If you prefer, you can apply to HMRC to follow non-standard accounting periods.
HMRC will only agree to non-standard accounting periods if you:
- first select a pattern of accounting periods based on four 3-month periods in 12 months each ending on the last day of a month
- then select 8 non-standard period end dates (each period end date must be within 16 days before or after the date that would have been the standard end date)
Note: If you wish to continue with non-standard accounting periods after the end of the eighth period you should, during the seventh period, give HMRC a further 8 non-standard period end dates. Without this notification, you will automatically revert back to the standard accounting period after the eighth non-standard period.
When to fill in returns and make payments
You should fill in and send back your return with your payment no later than 30 days from the end of your accounting period. If the 30th day falls on a weekend or bank holiday, your return and payment are due by the end of the previous working day.
You can fill in an online return using Gambling Tax Service (GTS) immediately after the end of your quarterly accounting period. Read GTS online service guide for more information about using online services.
If you fill in paper returns, HMRC will send you a form shortly after the end of your accounting period.

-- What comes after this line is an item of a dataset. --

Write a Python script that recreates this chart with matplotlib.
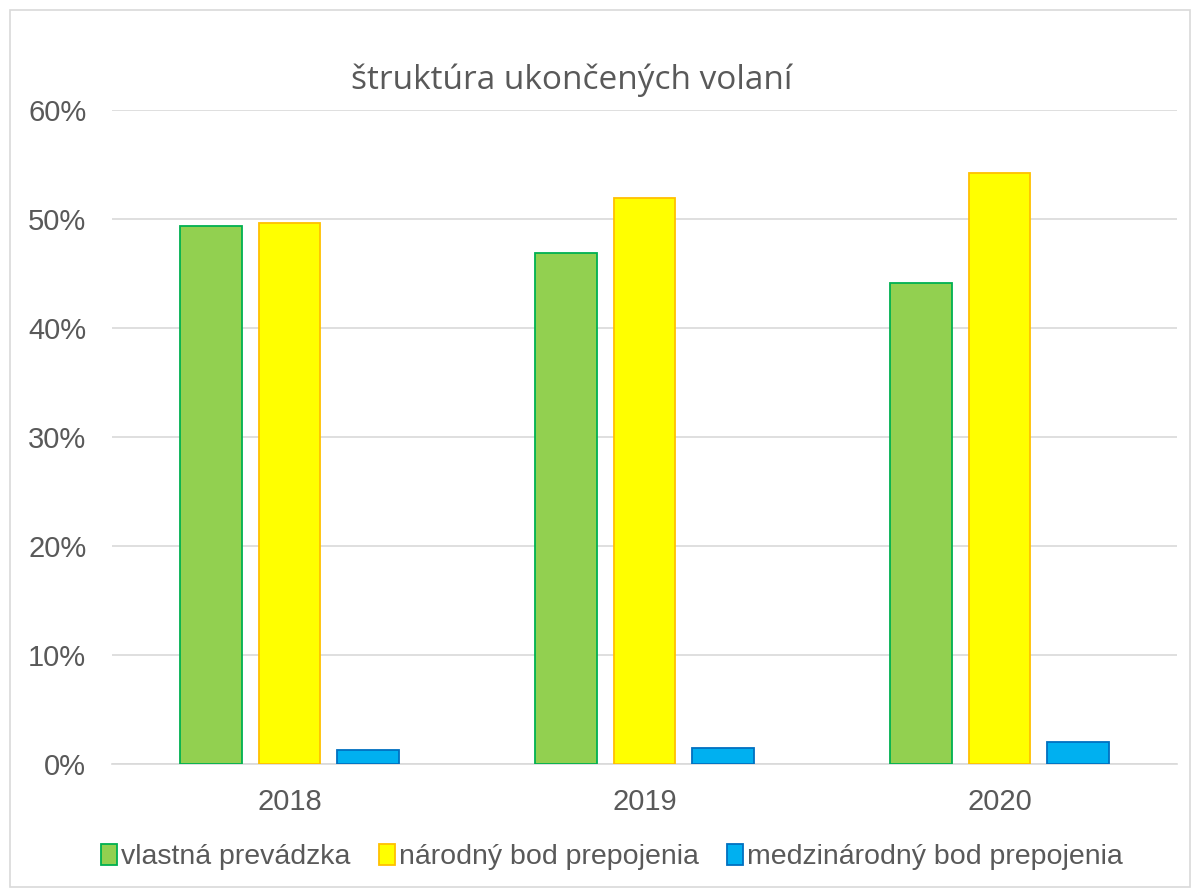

You must fill in a return even if you don’t need to pay any tax for the accounting period.
Find more on how to pay.
Returns for periods before 1 December 2014
If you were due to, but haven’t filled in a return for any period before 1 December 2014, you may be charged penalties.
If you need a return for an accounting period ending on or before 30 November 2014, you can contact HMRC by phone.
When you call you’ll need:
- your GBD, PBD, or RGD reference number, for example ‘Betting/12345678’ for GBD, ‘PB/123456789’ for PBD, or ‘RG/123456789’ for RGD
- your registered address
- the start and end date of the accounting period you need a return for
Changes to your registration and deregistration
You must tell HMRC about any changes or mistakes in your registration application within one month of the date you registered, or within one month of the change happening, whichever is the later. Changes you need to tell HMRC about include:
- a change to business type
- a change of name or address
- opening or closing a business
- ceasing to trade
- adding an agent
- registering for another tax
- changing your return accounting period
If you want to deregister either as an individual or group, you must tell HMRC 14 days before the event. We will need to know:
- your GBD, PBD or RGD registration number
- the date you want the deregistration to take effect
- confirmation that your GBD, PBD or RGD activities have stopped
How to tell HMRC about changes
If you didn’t register online write to HMRC National Registration Unit.
Penalties and appeals
You could be charged a penalty for any failure to meet your obligations, for example if:
- you don’t tell HMRC about any business changes at the right time
- you don’t send your return and payment by the due date
- your return or other tax document isn’t accurate and as a result you don’t pay enough tax
- you don’t tell HMRC that a duty assessment sent to you is too low
Find out more about penalties you may have to pay HMRC.
If you’ve been given a penalty and you think it’s wrong, you can send an appeal to HMRC.
You should keep your records for 4 years as HMRC might ask to see them. Use the links below to see the records you need to keep for each of the taxes.
Section 8 of Notice 451a: General Betting Duty.
Section 7 of Notice 451: General Betting Duty (edition April 2010) for periods before 1 December 2014.
Section 9 of Notice 147a: Pool Betting Duty.
Section 10 of Notice 147: Pool Betting Duty (edition September 2010) for periods before 1 December 2014.
Section 8 of Notice 455a: Remote Gaming Duty.
Section 7 of Notice 455: Remote Gaming Duty (edition April 2010) for periods before 1 December 2014.